The dominant latency source in a Python audio pipeline is speech recognition inference. Whisper base.en takes 300-600ms per 3-second chunk on CPU, and there is no way to reduce this without GPU acceleration or a lighter model. Other sources are negligible by comparison: frame parsing is under 1ms, resampling is 2-5ms, and NumPy normalization is under 1ms. Run Whisper inference in a thread pool via asyncio's run_in_executor to prevent inference time from blocking the WebSocket receive loop.

How do I implement voice activity detection in Python for meeting audio?

Root mean square (RMS) energy is the fastest VAD approach: compute np.sqrt(np.mean(pcm ** 2)) on each normalized float32 frame. A threshold around 0.01 filters out silence and background noise effectively for meeting audio in typical office or home environments. For more robust VAD, the silero-vad model runs on PyTorch and provides segment-level speech/no-speech classification with very low false positive rate. It adds ~5ms per frame on CPU, which is acceptable for most latency budgets.

Frequently Asked Questions

What Python library is best for real-time audio processing?

PyAudio provides direct access to system audio hardware, but for meeting bot pipelines, you are typically processing network audio rather than microphone input. Use asyncio with aiohttp WebSocket clients and process audio chunks in an async generator to avoid blocking the event loop on I/O.

How do I minimize latency in a Python audio pipeline?

Avoid using threading.Thread for audio processing because the GIL introduces jitter. Instead, use asyncio for I/O-bound steps and push CPU-bound work like FFT or VAD into a ProcessPoolExecutor. Keep chunk sizes at 20-40ms to balance latency against the overhead of frequent function calls.

What is Voice Activity Detection and why does it matter for latency?

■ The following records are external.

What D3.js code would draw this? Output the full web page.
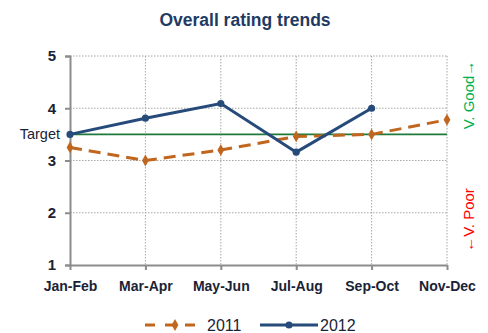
<!DOCTYPE html>
<html>
<head>
<meta charset="utf-8">
<script src="https://cdn.jsdelivr.net/npm/d3@7"></script>
<style>
  html, body { margin: 0; padding: 0; background: #fff; }
  svg { display: block; font-family: "Liberation Sans", Arial, sans-serif; }
</style>
</head>
<body>
<svg id="chart" width="488" height="333"></svg>
<script>
// Bi-monthly periods along the x axis
const periods = ["Jan-Feb", "Mar-Apr", "May-Jun", "Jul-Aug", "Sep-Oct", "Nov-Dec"];
// Average rating per period
const ratings2011 = [3.25, 3.0, 3.2, 3.46, 3.5, 3.78];
const ratings2012 = [3.5, 3.81, 4.09, 3.16, 4.0];
const yTicks = [1, 2, 3, 4, 5];
const targetValue = 3.5;
const seriesNames = ["2011", "2012"];

const svg = d3.select("#chart");
const plot = { left: 70, right: 447, top: 56, bottom: 265 };

const x = d3.scalePoint().domain(periods).range([plot.left, plot.right]);
const y = d3.scaleLinear().domain([1, 5]).range([plot.bottom, plot.top]);

const colors = { "2011": "#c0661e", "2012": "#264a7a" };
const axisGray = "#8c8c8c";
const textDark = "#1a2336";

// Dotted grid: horizontal at each tick, vertical at each period
svg.append("g").selectAll("line").data(yTicks.filter(d => d > 1)).join("line")
  .attr("x1", plot.left).attr("x2", plot.right)
  .attr("y1", d => y(d)).attr("y2", d => y(d))
  .attr("stroke", "#a6a6a6").attr("stroke-width", 1).attr("stroke-dasharray", "1.5,1.5");
svg.append("g").selectAll("line").data(periods.slice(1)).join("line")
  .attr("x1", d => x(d)).attr("x2", d => x(d))
  .attr("y1", plot.top).attr("y2", plot.bottom)
  .attr("stroke", "#a6a6a6").attr("stroke-width", 1).attr("stroke-dasharray", "1.5,1.5");

// Y axis
const yAxis = svg.append("g").attr("transform", `translate(${plot.left},0)`)
  .call(d3.axisLeft(y).tickValues(yTicks).tickSize(5).tickPadding(9).tickFormat(d3.format("d")));
yAxis.select(".domain").attr("stroke", axisGray).attr("stroke-width", 2);
yAxis.selectAll(".tick line").attr("stroke", axisGray).attr("stroke-width", 2);
yAxis.selectAll(".tick text").attr("fill", textDark).attr("font-size", 15).attr("font-weight", "bold");

// X axis
const xAxis = svg.append("g").attr("transform", `translate(0,${plot.bottom})`)
  .call(d3.axisBottom(x).tickSize(5).tickSizeOuter(0).tickPadding(11));
xAxis.select(".domain").attr("stroke", axisGray).attr("stroke-width", 2);
xAxis.selectAll(".tick line").attr("stroke", axisGray).attr("stroke-width", 2);
xAxis.selectAll(".tick text").attr("fill", textDark).attr("font-size", 14).attr("font-weight", "bold");

// Target line
svg.append("line")
  .attr("x1", plot.left).attr("x2", plot.right)
  .attr("y1", y(targetValue)).attr("y2", y(targetValue))
  .attr("stroke", "#1e7a3a").attr("stroke-width", 1.6);
svg.append("text")
  .attr("x", plot.left - 10).attr("y", y(targetValue)).attr("dy", "0.35em")
  .attr("text-anchor", "end").attr("font-size", 14.5).attr("fill", textDark)
  .text("Target");

const line = d3.line().x((d, i) => x(periods[i])).y(d => y(d));
const diamond = d3.symbol().type(d3.symbolDiamond).size(40);
const circle = d3.symbol().type(d3.symbolCircle).size(40);

// 2011 series: dashed with diamond markers
svg.append("path").datum(ratings2011)
  .attr("d", line).attr("fill", "none")
  .attr("stroke", colors["2011"]).attr("stroke-width", 3).attr("stroke-dasharray", "12,7");
svg.append("g").selectAll("path").data(ratings2011).join("path")
  .attr("d", diamond)
  .attr("transform", (d, i) => `translate(${x(periods[i])},${y(d)})`)
  .attr("fill", colors["2011"]);

// 2012 series: solid with round markers
svg.append("path").datum(ratings2012)
  .attr("d", line).attr("fill", "none")
  .attr("stroke", colors["2012"]).attr("stroke-width", 3);
svg.append("g").selectAll("path").data(ratings2012).join("path")
  .attr("d", circle)
  .attr("transform", (d, i) => `translate(${x(periods[i])},${y(d)})`)
  .attr("fill", colors["2012"]);

// Title
svg.append("text")
  .attr("x", 245).attr("y", 26).attr("text-anchor", "middle")
  .attr("font-size", 17.5).attr("font-weight", "bold").attr("fill", "#1f3b64")
  .text("Overall rating trends");

// Side annotations
svg.append("text")
  .attr("transform", `translate(474,95) rotate(-90)`)
  .attr("text-anchor", "middle").attr("font-size", 15).attr("fill", "#00b050")
  .text("V. Good\u2192");
svg.append("text")
  .attr("transform", `translate(474,220) rotate(-90)`)
  .attr("text-anchor", "middle").attr("font-size", 15).attr("fill", "#ff0000")
  .text("\u2190V. Poor");

// Legend
const legendY = 325;
const lg = svg.append("g");
const legendItems = [
  { name: seriesNames[0], x0: 145, x1: 205, dashed: true, sym: diamond },
  { name: seriesNames[1], x0: 260, x1: 318, dashed: false, sym: circle }
];
legendItems.forEach(it => {
  lg.append("line")
    .attr("x1", it.x0).attr("x2", it.x1).attr("y1", legendY).attr("y2", legendY)
    .attr("stroke", colors[it.name]).attr("stroke-width", 3)
    .attr("stroke-dasharray", it.dashed ? "10,10" : null);
  lg.append("path").attr("d", it.sym)
    .attr("transform", `translate(${(it.x0 + it.x1) / 2},${legendY})`)
    .attr("fill", colors[it.name]);
  lg.append("text")
    .attr("x", it.x1 + 2).attr("y", legendY).attr("dy", "0.35em")
    .attr("font-size", 16).attr("fill", textDark)
    .text(it.name);
});
</script>
</body>
</html>
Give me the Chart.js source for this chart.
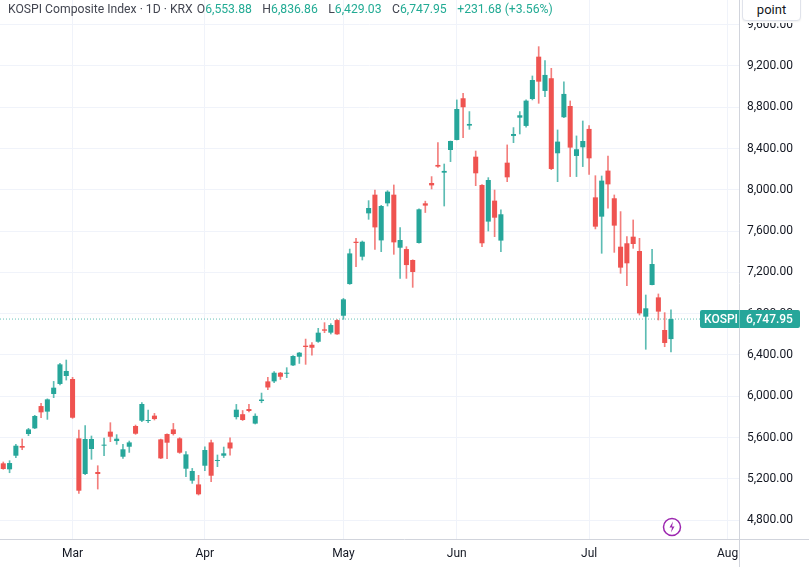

VAD detects whether an audio chunk contains speech or silence. By skipping transcription API calls for silent chunks, you reduce unnecessary network round trips and API costs. Libraries like WebRTC VAD (via py-webrtcvad) process a 10ms frame in under 1ms and are suitable for real-time use.

How do I benchmark audio processing latency in Python?

Use time.perf_counter() to measure the wall-clock time from chunk receipt to transcript delivery. Log percentile latencies (p50, p95, p99) rather than averages, since audio pipelines experience bursty latency spikes during speaker transitions. Aim for p95 under 400ms for a good user experience.